Considere el trabajo de talentos superiores que eran famosos por su enfado con el mundo: Las caras gritonas de Francis Bacon. Las magistrales obras de teatro de David Mamet, el poema feminista de Adrienne Rich, «Diving Into the Wreck», y cualquier cosa de Virginia Woolf.
Es probable que la ira despierte hormonas energizantes y concentre la atención, al tiempo que desinhibe las interacciones sociales, creando un comportamiento menos «políticamente correcto».
La ira es emocionalmente inteligente.
Las personas que prefieren sentir emociones útiles (como la ira) incluso cuando son desagradables de experimentar -cuando se enfrentan a otros, por ejemplo- «tienden a ser más altas en inteligencia emocional» que las personas que prefieren sentir felicidad, informan Brett Ford y Maya Tamir. «Querer sentirse mal puede ser bueno a veces y viceversa».
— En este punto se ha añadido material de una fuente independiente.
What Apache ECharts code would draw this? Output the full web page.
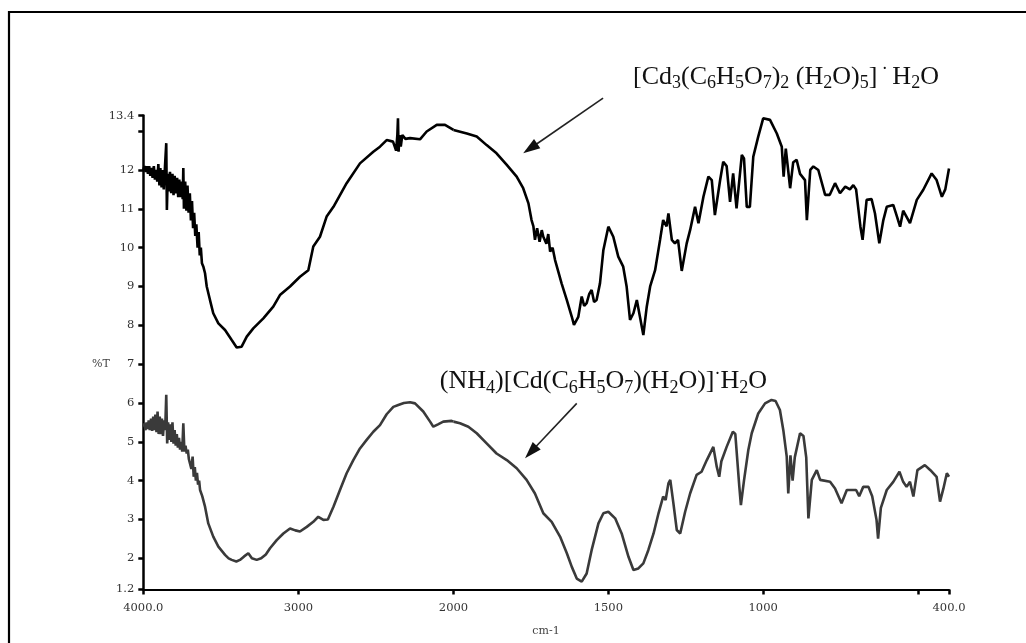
<!DOCTYPE html>
<html><head><meta charset="utf-8">
<script src="https://cdn.jsdelivr.net/npm/echarts@6/dist/echarts.min.js"></script>
<style>html,body{margin:0;padding:0;background:#fff}#c{width:1026px;height:643px}</style>
</head><body><div id="c"></div>
<script>
// ---------- DATA (wavenumber cm-1, %T) ----------
const topWn = [4000,3992,3985,3978,3970,3962,3955,3948,3940,3932,3925,3918,3910,3903,3896,3890,3882,3875,3868,3860,3852,3848,3842,3835,3828,3820,3812,3805,3798,3790,3782,3775,3768,3760,3752,3746,3742,3738,3730,3722,3715,3708,3700,3693,3686,3679,3672,3665,3658,3650,3643,3636,3629,3622,3612,3602,3591,3570,3549,3516,3473,3430,3398,3366,3333,3291,3226,3162,3119,3054,2990,2936,2904,2861,2818,2774,2689,2603,2517,2474,2431,2390,2370,2362,2358,2354,2348,2340,2330,2310,2280,2216,2173,2108,2055,2000,1957,1925,1893,1861,1828,1796,1775,1758,1748,1742,1737,1730,1722,1715,1710,1700,1694,1688,1680,1672,1651,1634,1618,1611,1597,1586,1578,1570,1562,1554,1546,1538,1527,1516,1500,1484,1468,1452,1441,1430,1419,1408,1398,1387,1376,1365,1349,1333,1323,1312,1306,1295,1285,1275,1263,1247,1236,1220,1209,1193,1177,1166,1156,1139,1129,1118,1107,1097,1086,1069,1062,1053,1043,1032,1016,1000,978,956,940,934,927,913,903,892,881,865,859,848,838,822,800,785,768,752,735,720,709,700,686,679,666,650,639,625,612,601,580,570,558,548,526,504,483,456,440,423,412,400];
const topT = [12.0,12.1,11.95,12.1,11.9,12.1,11.85,12.05,11.8,12.1,11.75,12.0,11.7,12.15,11.6,12.05,11.55,12.0,11.5,12.1,12.69,10.97,11.9,11.45,11.95,11.4,11.9,11.35,11.85,11.4,11.8,11.3,11.75,11.3,11.7,11.25,12.05,11.0,11.7,10.95,11.6,10.9,11.4,10.7,11.2,10.5,10.9,10.3,10.6,10.0,10.4,9.8,10.0,9.6,9.5,9.34,9.0,8.65,8.31,8.05,7.88,7.62,7.43,7.45,7.71,7.92,8.18,8.48,8.78,9.0,9.25,9.42,10.03,10.28,10.8,11.05,11.66,12.17,12.47,12.6,12.77,12.73,12.5,12.9,13.33,12.47,12.9,12.6,12.9,12.8,12.82,12.79,12.99,13.16,13.16,13.03,12.94,12.86,12.64,12.43,12.13,11.83,11.53,11.14,10.71,10.55,10.2,10.5,10.15,10.45,10.28,10.1,10.35,9.9,10.0,9.68,9.08,8.65,8.22,8.01,8.22,8.74,8.5,8.57,8.8,8.91,8.6,8.65,9.08,9.94,10.54,10.28,9.77,9.51,9.0,8.14,8.31,8.65,8.22,7.75,8.48,9.0,9.42,10.2,10.71,10.55,10.88,10.2,10.11,10.2,9.4,10.11,10.45,11.05,10.63,11.31,11.83,11.74,10.84,11.74,12.21,12.1,11.18,11.91,11.01,12.39,12.3,11.05,11.05,12.34,12.86,13.33,13.29,12.94,12.6,11.83,12.55,11.53,12.2,12.26,11.9,11.74,10.71,12.0,12.09,12.0,11.36,11.36,11.66,11.4,11.57,11.5,11.61,11.5,10.54,10.2,11.23,11.25,10.88,10.11,10.71,11.05,11.1,10.85,10.54,10.95,10.63,11.23,11.49,11.91,11.74,11.31,11.5,12.04];

const botWn = [4000,3993,3986,3979,3972,3965,3958,3950,3943,3936,3929,3922,3915,3908,3901,3894,3887,3880,3873,3866,3859,3852,3846,3840,3833,3826,3819,3812,3805,3798,3791,3784,3777,3770,3763,3756,3749,3742,3735,3728,3720,3713,3706,3699,3690,3682,3675,3668,3661,3654,3647,3640,3634,3620,3602,3581,3549,3516,3473,3450,3430,3400,3377,3350,3323,3300,3269,3240,3210,3183,3140,3097,3054,3020,2990,2946,2904,2872,2839,2810,2774,2732,2689,2646,2603,2560,2517,2474,2431,2388,2356,2320,2280,2248,2195,2151,2130,2100,2066,2012,2000,1979,1952,1925,1893,1861,1828,1796,1764,1737,1710,1683,1656,1634,1618,1602,1586,1570,1554,1532,1516,1500,1478,1457,1435,1419,1403,1387,1371,1354,1338,1323,1315,1306,1300,1290,1279,1268,1252,1236,1215,1199,1182,1161,1150,1142,1135,1118,1098,1090,1077,1072,1062,1048,1037,1016,994,973,960,946,935,924,919,912,905,898,881,870,861,854,843,827,816,784,768,747,730,700,690,677,660,648,634,629,620,601,580,560,548,537,526,515,502,478,460,440,429,418,407,400];
const botT = [5.39,5.47,5.3,5.5,5.33,5.55,5.3,5.6,5.28,5.65,5.3,5.7,5.25,5.78,5.2,5.65,5.2,5.6,5.15,5.55,5.3,6.21,4.96,5.5,5.05,5.45,5.0,5.5,4.95,5.3,4.9,5.2,4.85,5.1,4.8,5.0,4.75,5.48,4.75,4.9,4.7,4.8,4.55,4.6,4.3,4.62,4.1,4.35,4.0,4.2,3.9,4.0,3.76,3.6,3.33,2.9,2.56,2.3,2.09,2.0,1.96,1.92,1.96,2.05,2.13,2.0,1.96,2.0,2.1,2.26,2.47,2.64,2.77,2.72,2.69,2.81,2.94,3.07,2.99,3.0,3.33,3.76,4.19,4.53,4.83,5.05,5.26,5.43,5.71,5.9,5.95,6.0,6.02,5.99,5.78,5.52,5.39,5.45,5.52,5.54,5.52,5.48,5.39,5.22,4.96,4.7,4.53,4.32,4.02,3.67,3.16,2.94,2.56,2.13,1.78,1.48,1.4,1.61,2.21,2.9,3.16,3.2,3.03,2.64,2.04,1.7,1.74,1.87,2.21,2.64,3.16,3.59,3.5,3.93,4.02,3.42,2.73,2.64,3.2,3.67,4.15,4.23,4.53,4.87,4.36,4.1,4.5,4.87,5.26,5.2,3.84,3.37,4.0,4.79,5.22,5.73,5.99,6.08,6.05,5.82,5.3,4.62,3.67,4.65,4.0,4.6,5.22,5.15,4.6,3.03,4.02,4.27,4.02,3.97,3.8,3.42,3.76,3.76,3.6,3.84,3.84,3.6,2.99,2.51,3.3,3.76,3.97,4.23,3.97,3.84,3.97,3.59,4.27,4.4,4.27,4.1,3.46,3.8,4.19,4.1];

const xTicksHigh = [4000, 3000];
const xLabelsHigh = [4000, 3000];
const xTicksLow = [2000, 1500, 1000, 500, 400];
const xLabelsLow = [2000, 1500, 1000, 400];
const yTicks = [1.2, 2, 3, 4, 5, 6, 7, 8, 9, 10, 11, 12, 13, 13.4];
const yLabels = [1.2, 2, 3, 4, 5, 6, 7, 8, 9, 10, 11, 12, 13.4];
const yRange = [1.2, 13.4];
const xBreak = 2000;

// annotation anchors in (cm-1, %T) of the low-wavenumber axis
const label1At = [1420, 14.40];
const label2At = [2044, 6.57];
const arrow1 = [[1517, 13.85], [1775, 12.43]];
const arrow2 = [[1602, 5.99], [1769, 4.58]];

// ---------- CHART ----------
const chart = echarts.init(document.getElementById('c'), null, {renderer: 'canvas'});
const zip = (w, t, keep) => w.map((x, i) => [x, t[i]]).filter(p => keep(p[0]));
const hi = x => x >= xBreak, lo = x => x <= xBreak;
const lblFont = 'DejaVu Serif';
const fmtX = v => (v === 4000 || v === 400) ? v.toFixed(1) : String(v);

const axisCommon = {
  type: 'value', inverse: true,
  axisLine: {show: true, onZero: false, lineStyle: {color: '#000', width: 2}},
  splitLine: {show: false},
  axisTick: {show: true, inside: false, length: 5, lineStyle: {color: '#000', width: 2.5}},
  axisLabel: {show: true, margin: 13, fontFamily: lblFont, fontSize: 11.5, color: '#333', formatter: fmtX}
};
const yCommon = {
  type: 'value', min: yRange[0], max: yRange[1],
  splitLine: {show: false}
};

chart.setOption({
  animation: false,
  backgroundColor: '#fff',
  grid: [
    {left: 143.3, top: 115.6, width: 310.2, height: 473.8},
    {left: 453.5, top: 115.6, width: 495.5, height: 473.8}
  ],
  xAxis: [
    Object.assign({}, axisCommon, {gridIndex: 0, min: xBreak, max: 4000,
      axisTick: Object.assign({}, axisCommon.axisTick, {customValues: xTicksHigh}),
      axisLabel: Object.assign({}, axisCommon.axisLabel, {customValues: xLabelsHigh})}),
    Object.assign({}, axisCommon, {gridIndex: 1, min: 400, max: xBreak,
      axisTick: Object.assign({}, axisCommon.axisTick, {customValues: xTicksLow}),
      axisLabel: Object.assign({}, axisCommon.axisLabel, {customValues: xLabelsLow})})
  ],
  yAxis: [
    Object.assign({}, yCommon, {gridIndex: 0,
      axisLine: {show: true, onZero: false, lineStyle: {color: '#000', width: 2.5}},
      axisTick: {show: true, inside: false, length: 5, customValues: yTicks, lineStyle: {color: '#000', width: 2.5}},
      axisLabel: {show: true, margin: 9, customValues: yLabels, fontFamily: lblFont, fontSize: 11.5, color: '#333',
        formatter: v => String(v)}}),
    Object.assign({}, yCommon, {gridIndex: 1, show: false})
  ],
  series: [
    {type: 'line', xAxisIndex: 0, yAxisIndex: 0, data: zip(topWn, topT, hi), showSymbol: false, symbol: 'none',
      lineStyle: {color: '#000', width: 2.6}, z: 3},
    {type: 'line', xAxisIndex: 1, yAxisIndex: 1, data: zip(topWn, topT, lo), showSymbol: false, symbol: 'none',
      lineStyle: {color: '#000', width: 2.6}, z: 3},
    {type: 'line', xAxisIndex: 0, yAxisIndex: 0, data: zip(botWn, botT, hi), showSymbol: false, symbol: 'none',
      lineStyle: {color: '#3a3a3a', width: 2.6}, z: 2},
    {type: 'line', xAxisIndex: 1, yAxisIndex: 1, data: zip(botWn, botT, lo), showSymbol: false, symbol: 'none',
      lineStyle: {color: '#3a3a3a', width: 2.6}, z: 2}
  ]
});

// ---------- ANNOTATIONS ----------
const px = p => chart.convertToPixel({xAxisIndex: 1, yAxisIndex: 1}, p);
function arrowEls(a) {
  const s = px(a[0]), t = px(a[1]);
  const dx = t[0] - s[0], dy = t[1] - s[1], len = Math.hypot(dx, dy);
  const ux = dx / len, uy = dy / len, L = 17, W = 11;
  const bx = t[0] - ux * L, by = t[1] - uy * L;
  return [
    {type: 'line', shape: {x1: s[0], y1: s[1], x2: bx + ux * 2, y2: by + uy * 2}, style: {stroke: '#222', lineWidth: 1.6}},
    {type: 'polygon', shape: {points: [t, [bx - uy * W / 2, by + ux * W / 2], [bx + uy * W / 2, by - ux * W / 2]]},
      style: {fill: '#111'}}
  ];
}
const F = 'Liberation Serif';
const rich = {
  n: {fontFamily: F, fontSize: 26, lineHeight: 32, fill: '#111'},
  s: {fontFamily: F, fontSize: 18, lineHeight: 16, verticalAlign: 'bottom', fill: '#111'},
  u: {fontFamily: F, fontSize: 18, lineHeight: 18, verticalAlign: 'top', fill: '#111'}
};
const formula1 = '{n|[Cd}{s|3}{n|(C}{s|6}{n|H}{s|5}{n|O}{s|7}{n|)}{s|2}{n| (H}{s|2}{n|O)}{s|5}{n|]}{u| · }{n|H}{s|2}{n|O}';
const formula2 = '{n|(NH}{s|4}{n|)[Cd(C}{s|6}{n|H}{s|5}{n|O}{s|7}{n|)(H}{s|2}{n|O)]}{u|·}{n|H}{s|2}{n|O}';
const p1 = px(label1At), p2 = px(label2At);

const W = chart.getWidth(), H = chart.getHeight();
chart.setOption({
  graphic: [
    {type: 'polyline', shape: {points: [[9, H + 5], [9, 12], [W + 5, 12]]}, style: {stroke: '#000', lineWidth: 2.2, fill: null}},
    {type: 'text', x: p1[0], y: p1[1], style: {text: formula1, rich: rich, align: 'left', verticalAlign: 'middle'}},
    {type: 'text', x: p2[0], y: p2[1], style: {text: formula2, rich: rich, align: 'left', verticalAlign: 'middle'}},
    {type: 'text', x: 101, y: 364, style: {text: '%T', fontFamily: lblFont, fontSize: 11, fill: '#444', align: 'center', verticalAlign: 'middle'}},
    {type: 'text', x: 546, y: 631, style: {text: 'cm-1', fontFamily: lblFont, fontSize: 11, fill: '#444', align: 'center', verticalAlign: 'middle'}}
  ].concat(arrowEls(arrow1), arrowEls(arrow2))
});
</script>
</body></html>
La ira ayuda a comprender a los demás.
Antes de una conferencia cumbre entre israelíes y palestinos convocada por el presidente George W. Bush en 2007, un equipo de psicólogos israelíes y estadounidenses se propuso comprobar si la ira tenía efectos constructivos. La inducción experimental de la ira en los israelíes hacia los palestinos varias semanas antes de la cumbre aumentó el apoyo a la consecución de compromisos entre aquellos con bajos niveles de odio. Incluso cuando se evocó la ira sólo unos días antes de la cumbre, condujo a un mayor apoyo al compromiso en el mismo grupo de bajo odio.
La ira hace que las personas estén más dispuestas a aceptar riesgos, una característica importante del liderazgo.